▶ Supplied material
--*--

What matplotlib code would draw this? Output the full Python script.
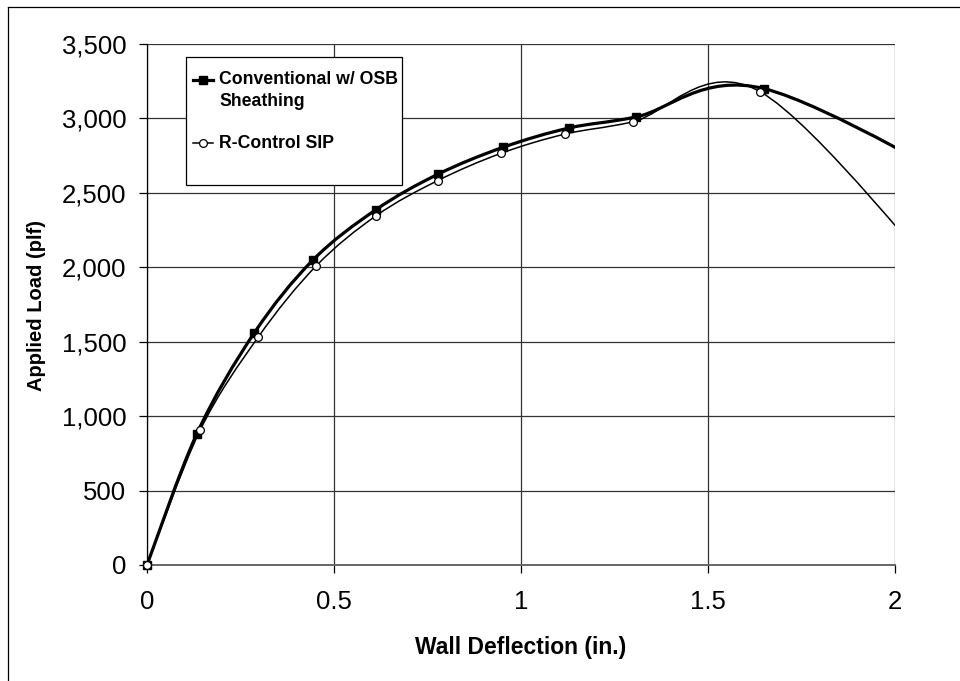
import matplotlib
matplotlib.use("Agg")
import matplotlib.pyplot as plt
from matplotlib.path import Path
from matplotlib.patches import PathPatch, Rectangle
from matplotlib.lines import Line2D
from matplotlib.ticker import FuncFormatter

# --- data (last point of each series lies past the x-axis end) ---
conv_x = [0, 0.133, 0.286, 0.443, 0.611, 0.777, 0.952, 1.129, 1.308, 1.650, 2.30]
conv_y = [0, 880, 1556, 2047, 2385, 2624, 2806, 2936, 3010, 3200, 2400]

sip_x = [0, 0.142, 0.297, 0.453, 0.613, 0.777, 0.947, 1.118, 1.299, 1.639, 2.20]
sip_y = [0, 905, 1530, 2011, 2347, 2582, 2766, 2895, 2977, 3180, 1700]

conv_label = "Conventional w/ OSB\nSheathing"
sip_label = "R-Control SIP"

x_ticks = [0, 0.5, 1, 1.5, 2]
y_ticks = [0, 500, 1000, 1500, 2000, 2500, 3000, 3500]
x_max = 2
y_max = 3500

plt.rcParams["font.family"] = ["Liberation Sans", "DejaVu Sans"]


def smooth_path(xs, ys):
    """Excel-style smoothed line: cubic Bezier through every point (tension 1/6)."""
    pts = list(zip(xs, ys))
    n = len(pts)
    verts = [pts[0]]
    codes = [Path.MOVETO]
    for i in range(n - 1):
        p0 = pts[i - 1] if i > 0 else pts[i]
        p1 = pts[i]
        p2 = pts[i + 1]
        p3 = pts[i + 2] if i + 2 < n else pts[i + 1]
        c1 = (p1[0] + (p2[0] - p0[0]) / 6, p1[1] + (p2[1] - p0[1]) / 6)
        c2 = (p2[0] - (p3[0] - p1[0]) / 6, p2[1] - (p3[1] - p1[1]) / 6)
        verts += [c1, c2, p2]
        codes += [Path.CURVE4] * 3
    return Path(verts, codes)


fig = plt.figure(figsize=(9.6, 6.81), dpi=100)
ax = fig.add_axes([147 / 960, 1 - 565 / 681, 748 / 960, 521 / 681])

# outer chart-area border (only top and left edges are inside the image)
fig.add_artist(Line2D([8 / 960, 8 / 960], [0, 1 - 7 / 681], color="black", lw=0.9,
                      transform=fig.transFigure))
fig.add_artist(Line2D([8 / 960, 1], [1 - 7 / 681, 1 - 7 / 681], color="black", lw=0.9,
                      transform=fig.transFigure))

ax.set_xlim(0, x_max)
ax.set_ylim(0, y_max)
ax.set_xticks(x_ticks)
ax.set_yticks(y_ticks)
ax.xaxis.set_major_formatter(FuncFormatter(lambda v, p: f"{v:g}"))
ax.yaxis.set_major_formatter(FuncFormatter(lambda v, p: f"{int(v):,}"))

ax.grid(True, color="#333333", lw=0.9)
ax.set_axisbelow(True)
for side in ["top", "right"]:
    ax.spines[side].set_visible(False)
ax.spines["left"].set_color("black")
ax.spines["left"].set_linewidth(0.9)
ax.spines["bottom"].set_color("#666666")
ax.spines["bottom"].set_linewidth(1.4)

ax.tick_params(axis="both", direction="out", length=6, width=0.9, color="black",
               labelsize=18.5)
ax.tick_params(axis="y", pad=9)
ax.tick_params(axis="x", pad=12)

# curves
ax.add_patch(PathPatch(smooth_path(conv_x, conv_y), fill=False, lw=2.3,
                       edgecolor="black", zorder=3))
ax.add_patch(PathPatch(smooth_path(sip_x, sip_y), fill=False, lw=1.1,
                       edgecolor="black", zorder=3))

# markers only for points inside the axis range (unclipped so the origin shows)
conv_in = [i for i, v in enumerate(conv_x) if v <= x_max]
sip_in = [i for i, v in enumerate(sip_x) if v <= x_max]
ax.plot(conv_x, conv_y, linestyle="none", marker="s", ms=5.8, mfc="black",
        mec="black", markevery=conv_in, clip_on=False, zorder=4)
ax.plot(sip_x, sip_y, linestyle="none", marker="o", ms=5.6, mfc="white",
        mec="black", mew=0.9, markevery=sip_in, clip_on=False, zorder=4)

ax.set_xlabel("Wall Deflection (in.)", fontsize=16.5, fontweight="bold", va="center")
ax.xaxis.set_label_coords(0.5, -0.159)
ax.set_ylabel("Applied Load (plf)", fontsize=14.5, fontweight="bold", va="center")
ax.yaxis.set_label_coords(-0.148, 0.499)


# legend drawn by hand to match the boxed layout
def ax_xy(px, py):
    return (px - 147) / 748, (565 - py) / 521


lx0, ly0 = ax_xy(186, 185)
lx1, ly1 = ax_xy(402, 57)
ax.add_patch(Rectangle((lx0, ly0), lx1 - lx0, ly1 - ly0, transform=ax.transAxes,
                       facecolor="white", edgecolor="black", lw=0.9, zorder=5))

hx0, _ = ax_xy(193, 0)
hx1, _ = ax_xy(213, 0)
hxm = (hx0 + hx1) / 2
tx, _ = ax_xy(219, 0)

_, y1 = ax_xy(0, 80)
ax.plot([hx0, hx1], [y1, y1], color="black", lw=2.3, transform=ax.transAxes, zorder=6)
ax.plot([hxm], [y1], marker="s", ms=5.8, color="black", transform=ax.transAxes, zorder=7)
ax.text(tx, ax_xy(0, 71)[1], conv_label, transform=ax.transAxes, fontsize=12.7,
        fontweight="bold", va="top", ha="left", zorder=7, linespacing=1.38)

_, y2 = ax_xy(0, 143)
ax.plot([hx0, hx1], [y2, y2], color="black", lw=1.1, transform=ax.transAxes, zorder=6)
ax.plot([hxm], [y2], marker="o", ms=5.6, mfc="white", mec="black", mew=0.9,
        transform=ax.transAxes, zorder=7)
ax.text(tx, y2, sip_label, transform=ax.transAxes, fontsize=12.7, fontweight="bold",
        va="center", ha="left", zorder=7)

fig.savefig("out.png", dpi=100, facecolor="white")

--*--

▶ To do
Copy out all the data exactly; skip the pictures.

▶ Written response
What matplotlib code would draw this? Output the full Python script.
import matplotlib
matplotlib.use("Agg")
import matplotlib.pyplot as plt
from matplotlib.path import Path
from matplotlib.patches import PathPatch, Rectangle
from matplotlib.lines import Line2D
from matplotlib.ticker import FuncFormatter

# --- data (last point of each series lies past the x-axis end) ---
conv_x = [0, 0.133, 0.286, 0.443, 0.611, 0.777, 0.952, 1.129, 1.308, 1.650, 2.30]
conv_y = [0, 880, 1556, 2047, 2385, 2624, 2806, 2936, 3010, 3200, 2400]

sip_x = [0, 0.142, 0.297, 0.453, 0.613, 0.777, 0.947, 1.118, 1.299, 1.639, 2.20]
sip_y = [0, 905, 1530, 2011, 2347, 2582, 2766, 2895, 2977, 3180, 1700]

conv_label = "Conventional w/ OSB\nSheathing"
sip_label = "R-Control SIP"

x_ticks = [0, 0.5, 1, 1.5, 2]
y_ticks = [0, 500, 1000, 1500, 2000, 2500, 3000, 3500]
x_max = 2
y_max = 3500

plt.rcParams["font.family"] = ["Liberation Sans", "DejaVu Sans"]


def smooth_path(xs, ys):
    """Excel-style smoothed line: cubic Bezier through every point (tension 1/6)."""
    pts = list(zip(xs, ys))
    n = len(pts)
    verts = [pts[0]]
    codes = [Path.MOVETO]
    for i in range(n - 1):
        p0 = pts[i - 1] if i > 0 else pts[i]
        p1 = pts[i]
        p2 = pts[i + 1]
        p3 = pts[i + 2] if i + 2 < n else pts[i + 1]
        c1 = (p1[0] + (p2[0] - p0[0]) / 6, p1[1] + (p2[1] - p0[1]) / 6)
        c2 = (p2[0] - (p3[0] - p1[0]) / 6, p2[1] - (p3[1] - p1[1]) / 6)
        verts += [c1, c2, p2]
        codes += [Path.CURVE4] * 3
    return Path(verts, codes)


fig = plt.figure(figsize=(9.6, 6.81), dpi=100)
ax = fig.add_axes([147 / 960, 1 - 565 / 681, 748 / 960, 521 / 681])

# outer chart-area border (only top and left edges are inside the image)
fig.add_artist(Line2D([8 / 960, 8 / 960], [0, 1 - 7 / 681], color="black", lw=0.9,
                      transform=fig.transFigure))
fig.add_artist(Line2D([8 / 960, 1], [1 - 7 / 681, 1 - 7 / 681], color="black", lw=0.9,
                      transform=fig.transFigure))

ax.set_xlim(0, x_max)
ax.set_ylim(0, y_max)
ax.set_xticks(x_ticks)
ax.set_yticks(y_ticks)
ax.xaxis.set_major_formatter(FuncFormatter(lambda v, p: f"{v:g}"))
ax.yaxis.set_major_formatter(FuncFormatter(lambda v, p: f"{int(v):,}"))

ax.grid(True, color="#333333", lw=0.9)
ax.set_axisbelow(True)
for side in ["top", "right"]:
    ax.spines[side].set_visible(False)
ax.spines["left"].set_color("black")
ax.spines["left"].set_linewidth(0.9)
ax.spines["bottom"].set_color("#666666")
ax.spines["bottom"].set_linewidth(1.4)

ax.tick_params(axis="both", direction="out", length=6, width=0.9, color="black",
               labelsize=18.5)
ax.tick_params(axis="y", pad=9)
ax.tick_params(axis="x", pad=12)

# curves
ax.add_patch(PathPatch(smooth_path(conv_x, conv_y), fill=False, lw=2.3,
                       edgecolor="black", zorder=3))
ax.add_patch(PathPatch(smooth_path(sip_x, sip_y), fill=False, lw=1.1,
                       edgecolor="black", zorder=3))

# markers only for points inside the axis range (unclipped so the origin shows)
conv_in = [i for i, v in enumerate(conv_x) if v <= x_max]
sip_in = [i for i, v in enumerate(sip_x) if v <= x_max]
ax.plot(conv_x, conv_y, linestyle="none", marker="s", ms=5.8, mfc="black",
        mec="black", markevery=conv_in, clip_on=False, zorder=4)
ax.plot(sip_x, sip_y, linestyle="none", marker="o", ms=5.6, mfc="white",
        mec="black", mew=0.9, markevery=sip_in, clip_on=False, zorder=4)

ax.set_xlabel("Wall Deflection (in.)", fontsize=16.5, fontweight="bold", va="center")
ax.xaxis.set_label_coords(0.5, -0.159)
ax.set_ylabel("Applied Load (plf)", fontsize=14.5, fontweight="bold", va="center")
ax.yaxis.set_label_coords(-0.148, 0.499)


# legend drawn by hand to match the boxed layout
def ax_xy(px, py):
    return (px - 147) / 748, (565 - py) / 521


lx0, ly0 = ax_xy(186, 185)
lx1, ly1 = ax_xy(402, 57)
ax.add_patch(Rectangle((lx0, ly0), lx1 - lx0, ly1 - ly0, transform=ax.transAxes,
                       facecolor="white", edgecolor="black", lw=0.9, zorder=5))

hx0, _ = ax_xy(193, 0)
hx1, _ = ax_xy(213, 0)
hxm = (hx0 + hx1) / 2
tx, _ = ax_xy(219, 0)

_, y1 = ax_xy(0, 80)
ax.plot([hx0, hx1], [y1, y1], color="black", lw=2.3, transform=ax.transAxes, zorder=6)
ax.plot([hxm], [y1], marker="s", ms=5.8, color="black", transform=ax.transAxes, zorder=7)
ax.text(tx, ax_xy(0, 71)[1], conv_label, transform=ax.transAxes, fontsize=12.7,
        fontweight="bold", va="top", ha="left", zorder=7, linespacing=1.38)

_, y2 = ax_xy(0, 143)
ax.plot([hx0, hx1], [y2, y2], color="black", lw=1.1, transform=ax.transAxes, zorder=6)
ax.plot([hxm], [y2], marker="o", ms=5.6, mfc="white", mec="black", mew=0.9,
        transform=ax.transAxes, zorder=7)
ax.text(tx, y2, sip_label, transform=ax.transAxes, fontsize=12.7, fontweight="bold",
        va="center", ha="left", zorder=7)

fig.savefig("out.png", dpi=100, facecolor="white")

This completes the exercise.